In response to ‘vision documents’ published by each English NHS region setting out their future priorities the RCM said much more needed to be done to meet the government’s Maternity Matters goals of delivering improved services and choices in maternity care.
RCM general secretary Dame Karlene Davis said: “All these vision documents paint a picture of a great future for maternity services, but they could and should be so much better. The service is kept afloat by the hard work, skill and devotion of its midwives and other maternity staff.
“I would not say that Maternity Matters is in tatters, but implementation is moving forward at a glacial pace when what we need is a torrent of activity and investment. Midwife numbers are not keeping up with the birth rate, and it is shocking that some maternity budgets are actually falling while the birth rate is increasing.”

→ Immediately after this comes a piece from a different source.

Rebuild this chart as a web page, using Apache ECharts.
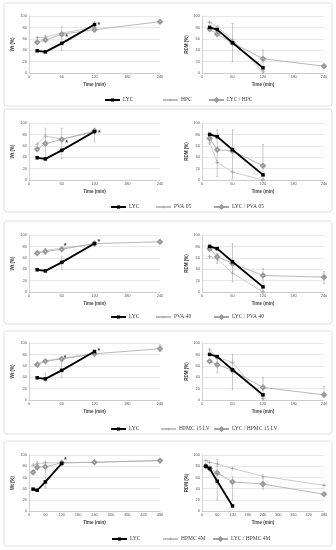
<!DOCTYPE html>
<html><head><meta charset="utf-8">
<script src="https://cdn.jsdelivr.net/npm/echarts@6/dist/echarts.min.js"></script>
<style>html,body{margin:0;padding:0;background:#fff;}#c{width:336px;height:550px;}</style>
</head><body><div id="c"></div>
<script>
// ---- data ----
const timeA = [15, 30, 60, 120];
const timeB = [15, 30, 60, 120, 240];
const timeC = [15, 30, 60, 120, 240, 480];
const lycW = [39, 37, 52, 85];
const lycR = [80, 76, 53, 9];
// panel 1 (HPC)
const hpcW = [62, 63, 70, 80];
const lycHpcW = [54, 58, 68, 76, 90];
const hpcR = [89, 81, 58, 2];
const lycHpcR = [77, 68, 53, 25, 12];
// panel 2 (PVA 05)
const pva05W = [63, 77, 72, 84];
const lycPva05W = [54, 64, 71, 86];
const pva05R = [65, 31, 14, 0];
const lycPva05R = [73, 53, 51, 25];
// panel 3 (PVA 40)
const pva40W = [70, 73, 77, 84];
const lycPva40W = [68, 71, 75, 85, 88];
const pva40R = [62, 58, 33, 0];
const lycPva40R = [76, 62, 50, 29, 26];
// panel 4 (HPMC 15 LV)
const hpmcLvW = [64, 69, 73, 82];
const lycHpmcLvW = [62, 68, 72, 81, 90];
const hpmcLvR = [88, 75, 66, 3];
const lycHpmcLvR = [68, 62, 52, 22, 9];
// panel 5 (HPMC 4M)
const hpmc4mW = [82, 84, 86, 86, 87, 90];
const lycHpmc4mW = [69, 78, 79, 86, 87, 90];
const hpmc4mR = [90, 87, 84, 76, 62, 46];
const lycHpmc4mR = [80, 76, 68, 52, 48, 30];
// error bars [time, low, high]
const err1W = [[30, 55, 66], [60, 40, 81], [120, 72, 90]];
const err1R = [[60, 20, 87], [120, 0, 40]];
const err2W = [[30, 35, 91], [60, 38, 91], [120, 67, 91]];
const err2R = [[30, 6, 88], [60, 2, 88], [120, 0, 62]];
const err3W = [[30, 66, 76], [60, 39, 62]];
const err3R = [[30, 50, 68], [60, 18, 85], [120, 0, 41], [240, 15, 36]];
const err4W = [[30, 33, 47], [60, 39, 68], [240, 85, 97]];
const err4R = [[30, 48, 71], [60, 18, 80], [120, 0, 39], [240, 6, 24]];
const err5W = [[30, 80, 88], [60, 41, 89]];
const err5R = [[60, 20, 92], [120, 20, 62], [240, 39, 59]];
// significance asterisks [time, value]
const sig1 = [[69, 65], [128, 86]];
const sig2 = [[69, 67], [129, 85]];
const sig3 = [[66, 84], [128, 90]];
const sig4 = [[66, 77], [128, 88]];
const sig5 = [[133, 93]];
const xTicksShort = 240, xTicksLong = 480;

// ---- build ----
const zip = (t, v) => v.map((y, i) => [t[i], y]);
const grids = [], xAxes = [], yAxes = [], series = [], legends = [], graphics = [];
const axisLab = {fontSize: 4, color: '#595959', fontFamily: 'Liberation Sans', margin: 2};
const nameSt = {fontSize: 4.5, color: '#404040', fontWeight: 'bold', fontFamily: 'Liberation Sans'};

function addGrid(left, top, width, height, xmax, yname, nameGap) {
  const i = grids.length;
  grids.push({left, top, width, height});
  xAxes.push({gridIndex: i, type: 'value', min: 0, max: xmax, interval: 60,
    axisLine: {show: true, lineStyle: {color: '#bfbfbf', width: 0.7}}, axisTick: {show: false},
    splitLine: {show: false}, axisLabel: axisLab,
    name: 'Time (min)', nameLocation: 'middle', nameGap: 9, nameTextStyle: nameSt});
  yAxes.push({gridIndex: i, type: 'value', min: 0, max: 100, interval: 20,
    axisLine: {show: true, lineStyle: {color: '#bfbfbf', width: 0.7}}, axisTick: {show: false},
    splitLine: {show: true, lineStyle: {color: '#d9d9d9', width: 0.6}}, axisLabel: axisLab,
    name: yname, nameLocation: 'middle', nameGap: nameGap, nameTextStyle: nameSt});
  return i;
}
function lineSeries(gi, name, t, v, kind) {
  const s = {type: 'line', name, xAxisIndex: gi, yAxisIndex: gi, data: zip(t, v), silent: true, animation: false};
  if (kind === 'lyc') {
    Object.assign(s, {symbol: 'rect', symbolSize: 3.5, z: 5,
      lineStyle: {color: '#000', width: 1.8}, itemStyle: {color: '#000'}});
  } else if (kind === 'poly') {
    Object.assign(s, {symbol: 'path://M4,0H6V4H10V6H6V10H4V6H0V4H4Z', symbolSize: 4, z: 3,
      lineStyle: {color: '#bfbfbf', width: 0.8}, itemStyle: {color: '#a6a6a6'}});
  } else {
    Object.assign(s, {symbol: 'emptyDiamond', symbolSize: 3.8, z: 4,
      lineStyle: {color: '#a6a6a6', width: 0.8}, itemStyle: {color: '#999999', borderWidth: 0.6}});
  }
  series.push(s);
}
function errSeries(gi, data) {
  series.push({type: 'custom', xAxisIndex: gi, yAxisIndex: gi, data, silent: true, z: 2, animation: false,
    renderItem: (p, api) => {
      const a = api.coord([api.value(0), api.value(1)]);
      const b = api.coord([api.value(0), api.value(2)]);
      const st = {stroke: '#a6a6a6', lineWidth: 0.6};
      return {type: 'group', children: [
        {type: 'line', shape: {x1: a[0], y1: a[1], x2: b[0], y2: b[1]}, style: st},
        {type: 'line', shape: {x1: a[0] - 1, y1: a[1], x2: a[0] + 1, y2: a[1]}, style: st},
        {type: 'line', shape: {x1: b[0] - 1, y1: b[1], x2: b[0] + 1, y2: b[1]}, style: st}]};
    }});
}
function sigSeries(gi, data) {
  series.push({type: 'scatter', xAxisIndex: gi, yAxisIndex: gi, data, silent: true, symbolSize: 1, z: 6,
    itemStyle: {color: 'rgba(0,0,0,0)'}, animation: false,
    label: {show: true, position: 'inside', formatter: '*', fontSize: 7, fontWeight: 'bold', color: '#000', offset: [0, 1.5]}});
}
function addLegend(names, xs, y) {
  names.forEach((n, k) => legends.push({data: [n], left: xs[k], top: y, itemWidth: 15, itemHeight: 4,
    selectedMode: false, padding: 0,
    textStyle: {fontSize: 5.5, color: '#404040', fontFamily: 'Liberation Serif', padding: [0, 0, 0, -2]}}));
}
function panel(box, gTop, gH, xmax, tW, tR, poly, comb, pW, cW, pR, cR, eW, eR, sig, legY, legX, tPoly) {
  graphics.push({type: 'rect', shape: {x: box[0], y: box[1], width: box[2], height: box[3], r: 3},
    style: {fill: '#fff', stroke: '#d9d9d9', lineWidth: 0.8}, z: -10});
  const gl = addGrid(29, gTop, 131, gH, xmax, 'Wt (%)', 14);
  const gr = addGrid(202, gTop, 122, gH, xmax, 'RDM (%)', 11);
  errSeries(gl, eW); errSeries(gr, eR);
  lineSeries(gl, poly, tPoly, pW, 'poly');
  lineSeries(gl, comb, tW, cW, 'comb');
  lineSeries(gl, 'LYC', timeA, lycW, 'lyc');
  lineSeries(gr, poly, tPoly, pR, 'poly');
  lineSeries(gr, comb, tR, cR, 'comb');
  lineSeries(gr, 'LYC', timeA, lycR, 'lyc');
  sigSeries(gl, sig);
  addLegend(['LYC', poly, comb], legX, legY);
}
panel([4, 3, 328, 103], 16, 57, xTicksShort, timeB, timeB, 'HPC', 'LYC / HPC', hpcW, lycHpcW, hpcR, lycHpcR, err1W, err1R, sig1, 97, [104, 162, 208], timeA);
panel([4, 109, 328, 103], 123, 57, xTicksShort, timeA, timeA, 'PVA 05', 'LYC / PVA 05', pva05W, lycPva05W, pva05R, lycPva05R, err2W, err2R, sig2, 204, [110, 155, 213], timeA);
panel([4, 221, 328, 103], 235, 57, xTicksShort, timeB, timeB, 'PVA 40', 'LYC / PVA 40', pva40W, lycPva40W, pva40R, lycPva40R, err3W, err3R, sig3, 314, [110, 155, 213], timeA);
panel([4, 331, 328, 103], 343, 57, xTicksShort, timeB, timeB, 'HPMC 15 LV', 'LYC / HPMC 15 LV', hpmcLvW, lycHpmcLvW, hpmcLvR, lycHpmcLvR, err4W, err4R, sig4, 426, [110, 160, 213], timeA);
panel([4, 441, 328, 105], 455, 56, xTicksLong, timeC, timeC, 'HPMC 4M', 'LYC / HPMC 4M', hpmc4mW, lycHpmc4mW, hpmc4mR, lycHpmc4mR, err5W, err5R, sig5, 536, [111, 162, 212], timeC);

const chart = echarts.init(document.getElementById('c'), null, {renderer: 'canvas'});
chart.setOption({backgroundColor: '#fff', animation: false, grid: grids, xAxis: xAxes, yAxis: yAxes,
  series, legend: legends, graphic: graphics});
</script></body></html>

Meanwhile, the RCN hit out at the way neonatal wards were being run in its Position Statement on Neonatal Nurse Staffing.
It said: “There is a tendency among many managers to focus upon the ratio of cots to staff numbers. We strongly believe that there needs to be a refocus to match staffing requirements to activity levels and dependency, ensuring that the overall knowledge, skills and competencies within the nursing team meet the needs of babies on the unit at anyone time.”
It also called for a clear strategy to address the deficiency in the number of neonatal nurses in England, Scotland, Wales and Northern Ireland.